Desde o final dos anos 1990, a educação de nível superior brasileira agregou uma nova lógica ao seu desempenho: a valorização da atividade docente e de pesquisa pela aferição de publicações científicas em periódicos qualificados. Esta estratégia de gerenciamento da produção visava originalmente estimular o desenvolvimento científico e colocar o Brasil no mesmo patamar internacional de indexação da atividade científica. Sua aplicação indistinta a todas as áreas de conhecimento e uma apropriação excessivamente quantitativista contudo, têm apresentado efeitos preocupantes para a autonomia dos pesquisadores e para a identidade das instituições a que se vinculam.
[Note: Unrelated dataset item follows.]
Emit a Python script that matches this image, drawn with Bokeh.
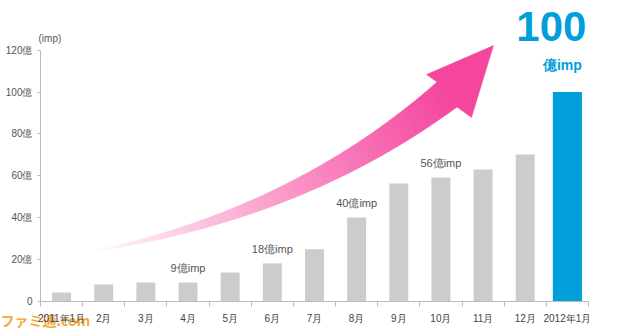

Atrelados a um regime individualista, professoras e professores, pesquisadores de nível superior, tem suas estratégias de investimento do tempo de trabalho orientadas para a produção em massa de pequenos bits de informação – cabe lembrar, por exemplo, o quanto os livros são desvalorizados em relação aos periódicos, chegando a pontuar apenas um décimo destes. Não discuto aqui a anunciada inflação da Sociedade do Conhecimento que essa superprodução de informação tende a provocar. Antes, nossa atenção deve se voltar para a maneira como se conformam a este modelo as agendas de pesquisa e inovação e as suas consequências para a manutenção diária da instituição universitária.
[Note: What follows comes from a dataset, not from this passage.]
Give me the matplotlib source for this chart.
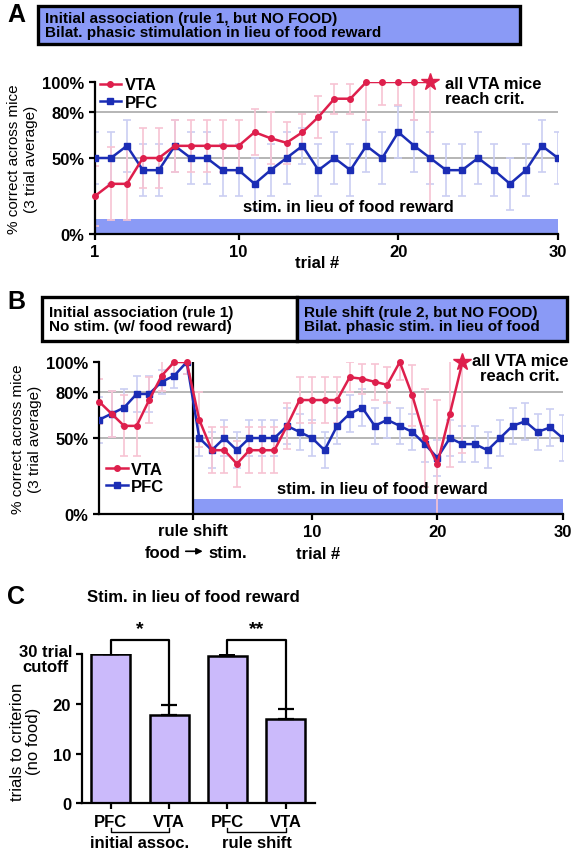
import matplotlib.pyplot as plt
from matplotlib.lines import Line2D
from matplotlib.patches import Rectangle
import matplotlib.transforms as mtrans

plt.rcParams['font.family'] = ['Liberation Sans', 'DejaVu Sans']
plt.rcParams['font.weight'] = 'bold'
plt.rcParams['font.size'] = 12
plt.rcParams['axes.linewidth'] = 1.6

RED = '#de1f4c'
BLUE = '#1b2db5'
RED_ERR = '#f7c3d3'
BLUE_ERR = '#cbcef2'
STIM = '#8a9af6'
BAR = '#cbbafb'
GRID = '#b0b0b0'

# panel A: initial association, stim instead of food
trials_a = list(range(1, 31))
vta_a = [25, 33, 33, 50, 50, 58, 58, 58, 58, 58, 67, 63, 60, 67, 77,
         89, 89, 100, 100, 100, 100, 100]
vta_a_err = [20, 24, 24, 20, 20, 17, 17, 17, 17, 17, 15, 17, 14, 12, 14,
             10, 10, 25, 15, 15, 25, 80]
pfc_a = [50, 50, 58, 42, 42, 58, 50, 50, 42, 42, 33, 42, 50, 58, 42,
         50, 42, 58, 50, 67, 58, 50, 42, 42, 50, 42, 33, 42, 58, 50]
pfc_a_err = [17, 17, 17, 17, 17, 17, 17, 17, 17, 17, 17, 17, 17, 12, 17,
             17, 17, 17, 17, 17, 17, 17, 17, 17, 17, 17, 17, 17, 17, 17]

# panel B: rule 1 with food (trials -7..0), then rule shift with stim (1..30)
trials_b = list(range(-7, 31))
vta_b = [74, 66, 58, 58, 75, 91, 100, 100,
         62, 42, 42, 33, 42, 42, 42, 58, 75, 75, 75, 75, 90, 89, 87, 85,
         100, 78, 50, 33, 66, 100]
vta_b_err = [15, 15, 20, 20, 15, 10, 8, 8,
             18, 15, 15, 15, 15, 15, 15, 15, 15, 15, 15, 15, 10, 10, 12, 12,
             12, 20, 32, 42, 35, 60]
pfc_b = [62, 66, 70, 79, 79, 87, 91, 100,
         50, 42, 50, 42, 50, 50, 50, 58, 54, 50, 42, 58, 66, 70, 58, 62,
         58, 54, 46, 37, 50, 46, 46, 42, 50, 58, 61, 54, 57, 50]
pfc_b_err = [15, 15, 12, 12, 12, 8, 8, 8,
             12, 12, 12, 12, 12, 12, 12, 12, 12, 12, 12, 12, 12, 12, 12, 12,
             12, 12, 12, 12, 12, 12, 12, 12, 12, 12, 12, 12, 12, 15]
rule_shift_x = 0.5

# panel C: trials to criterion
bar_labels = ['PFC', 'VTA', 'PFC', 'VTA']
bar_vals = [30, 17.8, 29.6, 17.0]
bar_err = [0, 1.9, 0.4, 1.9]
group_labels = ['initial assoc.', 'rule shift']
sig_labels = ['*', '**']

fig = plt.figure(figsize=(5.75, 8.53), dpi=100)


def header(x0, y0, x1, y1, lines, color):
    # boxes given in pixels from top-left of the 575x853 picture
    W, H = 575, 853
    fig.patches.append(Rectangle((x0 / W, 1 - y1 / H), (x1 - x0) / W, (y1 - y0) / H,
                                 transform=fig.transFigure, facecolor=color,
                                 edgecolor='black', linewidth=2.4))
    fig.text((x0 + 7) / W, 1 - (y0 + y1) / 2 / H, lines, ha='left', va='center',
             fontsize=11, linespacing=1.0)


def trace(ax, x, y, err, color, ecolor, marker, ms, star=False):
    n = len(y)
    ax.errorbar(x[:n], y, yerr=err, fmt='none', ecolor=ecolor, elinewidth=1.2,
                capsize=3, capthick=1.2, zorder=2)
    if star:
        ax.plot(x[:n], y, color=color, lw=1.8, zorder=4)
        ax.plot(x[:n - 1], y[:-1], ls='none', marker=marker, ms=ms, color=color,
                zorder=5, clip_on=False)
        ax.plot(x[n - 1], y[-1], ls='none', marker='*', ms=13, color=color,
                zorder=5, clip_on=False)
    else:
        ax.plot(x[:n], y, color=color, lw=1.8, marker=marker, ms=ms, zorder=4)


def style_line_axes(ax):
    ax.set_ylim(0, 100)
    ax.set_yticks([0, 50, 80, 100])
    ax.set_yticklabels(['0%', '50%', '80%', '100%'])
    for s in ['top', 'right']:
        ax.spines[s].set_visible(False)
    for v in [50, 80]:
        ax.axhline(v, color=GRID, lw=1.3, zorder=1)
    ax.tick_params(direction='out', width=1.6, length=4, labelsize=12)
    ax.set_ylabel('% correct across mice\n(3 trial average)', fontsize=11,
                  labelpad=3, linespacing=1.3)


handles = [Line2D([], [], color=RED, lw=1.8, marker='o', ms=4),
           Line2D([], [], color=BLUE, lw=1.8, marker='s', ms=4)]

# ---- A ----
axA = fig.add_axes([0.1652, 0.7245, 0.805, 0.1782])
style_line_axes(axA)
axA.set_xlim(1, 30)
axA.set_xticks([1, 10, 20, 30])
axA.bar(1, 10, width=29, align='edge', color=STIM, zorder=1.5)
trace(axA, trials_a, pfc_a, pfc_a_err, BLUE, BLUE_ERR, 's', 4.5)
trace(axA, trials_a, vta_a, vta_a_err, RED, RED_ERR, 'o', 4, star=True)
axA.text(16.85, 18, 'stim. in lieu of food reward', ha='center', va='center', zorder=6)
axA.text(22.9, 104, 'all VTA mice\nreach crit.', ha='left', va='top', linespacing=1.0,
         clip_on=False)
axA.text(0.48, -0.19, 'trial #', transform=axA.transAxes, ha='center', va='center')
axA.legend(handles, ['VTA', 'PFC'], loc='upper left', bbox_to_anchor=(0.01, 1.03),
           frameon=False, handlelength=1.3, handletextpad=0.2, labelspacing=0.15,
           borderpad=0, borderaxespad=0, fontsize=12)

header(38, 7, 520, 45, 'Initial association (rule 1, but NO FOOD)\n'
       'Bilat. phasic stimulation in lieu of food reward', STIM)
fig.text(0.012, 0.982, 'A', fontsize=18, ha='left', va='center')

# ---- B ----
axB = fig.add_axes([0.1722, 0.3962, 0.8064, 0.1782])
style_line_axes(axB)
axB.set_xlim(-7, 30)
axB.set_xticks([rule_shift_x, 10, 20, 30])
axB.set_xticklabels(['', '10', '20', '30'])
axB.bar(rule_shift_x, 10, width=30 - rule_shift_x, align='edge', color=STIM, zorder=1.5)
axB.axvline(rule_shift_x, color='black', lw=1.6, zorder=3)
trace(axB, trials_b, pfc_b, pfc_b_err, BLUE, BLUE_ERR, 's', 4.5)
trace(axB, trials_b, vta_b, vta_b_err, RED, RED_ERR, 'o', 4, star=True)
axB.text(15.6, 17, 'stim. in lieu of food reward', ha='center', va='center', zorder=6)
axB.text(26.6, 106, 'all VTA mice\nreach crit.', ha='center', va='top', linespacing=1.0,
         clip_on=False)
axB.text(0.472, -0.26, 'trial #', transform=axB.transAxes, ha='center', va='center')
tB = mtrans.blended_transform_factory(axB.transData, axB.transAxes)
axB.text(rule_shift_x, -0.11, 'rule shift', transform=tB, ha='center', va='center')
axB.text(rule_shift_x - 1.0, -0.25, 'food', transform=tB, ha='right', va='center')
axB.text(rule_shift_x + 1.2, -0.25, 'stim.', transform=tB, ha='left', va='center')
axB.annotate('', xy=(rule_shift_x + 1.0, -0.245), xytext=(rule_shift_x - 0.8, -0.245),
             xycoords=tB, textcoords=tB,
             arrowprops=dict(arrowstyle='-|>', color='black', lw=1.2, mutation_scale=9))
axB.legend(handles, ['VTA', 'PFC'], loc='lower left', bbox_to_anchor=(0.015, 0.13),
           frameon=False, handlelength=1.3, handletextpad=0.2, labelspacing=0.15,
           borderpad=0, borderaxespad=0, fontsize=12)

header(42, 298, 297, 342, 'Initial association (rule 1)\nNo stim. (w/ food reward)', 'white')
header(297, 298, 567, 342, 'Rule shift (rule 2, but NO FOOD)\n'
       'Bilat. phasic stim. in lieu of food', STIM)
fig.text(0.012, 0.646, 'B', fontsize=18, ha='left', va='center')

# ---- C ----
axC = fig.add_axes([0.142, 0.0571, 0.4057, 0.175])
xc = list(range(len(bar_vals)))
axC.bar(xc, bar_vals, width=0.67, color=BAR, edgecolor='black', linewidth=1.8, zorder=2)
axC.errorbar(xc, bar_vals, yerr=[[0] * len(bar_err), bar_err], fmt='none',
             ecolor='black', elinewidth=1.6, capsize=6, capthick=1.6, zorder=3)
axC.set_xlim(-0.5, 3.5)
axC.set_ylim(0, 30)
axC.set_xticks(xc)
axC.set_xticklabels(bar_labels)
axC.set_yticks([0, 10, 20, 30])
axC.set_yticklabels(['0', '10', '20', ''])
for s in ['top', 'right']:
    axC.spines[s].set_visible(False)
axC.tick_params(direction='out', width=1.6, length=4, labelsize=12)
axC.annotate('30 trial\ncutoff', xy=(0, 30), xycoords=('axes fraction', 'data'),
             xytext=(-7, 7), textcoords='offset points', ha='right', va='top',
             multialignment='center', linespacing=1.0, fontsize=12)
axC.set_ylabel('trials to criterion\n(no food)', fontsize=12, labelpad=2, linespacing=1.05)
axC.yaxis.set_label_coords(-0.175, 0.42)

tC = mtrans.blended_transform_factory(axC.transData, axC.transAxes)
for g in range(2):
    i, j = 2 * g, 2 * g + 1
    top = 32.8
    axC.plot([i, i, j, j], [bar_vals[i] + bar_err[i], top, top, bar_vals[j] + bar_err[j]],
             color='black', lw=1.6, clip_on=False, zorder=4)
    axC.text((i + j) / 2, top + 0.6, sig_labels[g], ha='center', va='bottom', fontsize=14)
    axC.plot([i, i, j, j], [-0.165, -0.19, -0.19, -0.165], transform=tC, color='black',
             lw=1.0, clip_on=False)
    axC.text((i + j) / 2, -0.265, group_labels[g], transform=tC, ha='center', va='center')

axC.text(0.477, 1.384, 'Stim. in lieu of food reward', transform=axC.transAxes,
         ha='center', va='center')
fig.text(0.012, 0.30, 'C', fontsize=18, ha='left', va='center')

fig.savefig('out.png', dpi=100)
Não se trata de hostilizar indicadores que parecem ter alcançado uma disposição de consenso, no sentido paradigmático a que alude Thomas Kuhn. Mas é uma ilusão crer que esta estratégia poderá de fato emancipar o Brasil como produtor de ciência no mundo globalizado. Seguir as metas estrangeiras apenas garante que o país nunca abandone sua condição periférica no cenário internacional. Não há espaço para a criatividade enquanto a palavra de ordem seja adequação. Mais do que isso, sermos consumidores deste formato de saber alóctone significa negligenciar o saber local. E muito mais ainda, renunciar à possibilidade, lembra Boaventura de Sousa Santos (The European University at Crossroads, conferência proferida na Universidade de Bolonha em 16/09/2010), de contribuir para construção de uma universidade que ao invés de formar conformistas competentes se disponha a formar rebeldes competentes que saibam considerar o conhecimento um bem público e não uma commodity.
Com agências de financiamento externo, ainda que público, impondo critérios gerais e unificadores, sob a justificativa de democratizar, por um tipo de desvio meritocrático, a avaliação da pesquisa de nível superior no Brasil, as universidades do país, em lugar de caminharem para ficar ombro a ombro, afastam-se. Tampouco as comunidades universitárias, individualmente, sinalizam uma integração em equipes. Pelo contrário, os docentes perdem o vínculo com seus departamentos, com seus colegas e, fundamentalmente, com seus alunos. O ensino de graduação e a extensão tornam-se, cada vez mais, espaços relegados a segundo plano nos interesses de professoras e professores, que vivem uma competição pautada em padrões idealizados que não abandonam um ilusório horizonte: afastam-se novamente, sempre que nos aproximamos. A meta ambicionada passa a ser colecionar citações ou preencher, desesperadamente, o currículo Lattes, esquecendo-nos da lição prudente do notável cientista que designa a principal plataforma de currículos do país: "a ciência deve ser universal, sem dúvida. Porém, nós não devemos acreditar incondicionalmente nisto".
Um abraço, José Geraldo

           Ao fim e ao cabo, é um alento perceber que, mesmo na Europa, já se busca a construção de rankings de ensino superior voltados para atender à diversidade de formas que uma instituição pode assumir e a pluralidade de interesses que orientam a avaliação sobre a qualidade do ensino superior  de modo a buscar uma aproximação não-quantitativa e a estabelecer como um de seus critérios centrais o impacto social local promovido pelas instituições em benefício do povo. O que preside esses esforços é não apenas a formação de estudantes para o mercado de trabalho para trazer retornos econômicos positivos para a sociedade mas também considerar o conteúdo das pesquisas promovidas pelas instituições de modo a ligá-lo  à realidade local e à promoção do bem-estar comum. Entre os outros critérios constam: o grau de internacionalização da instituição, pesquisa e transferência de conhecimento, e qualidade de ensino, com grande destaque para a prática docente.
            Temos sim, tarefas pela frente, mas muito a celebrar. Parabens a todos e todas.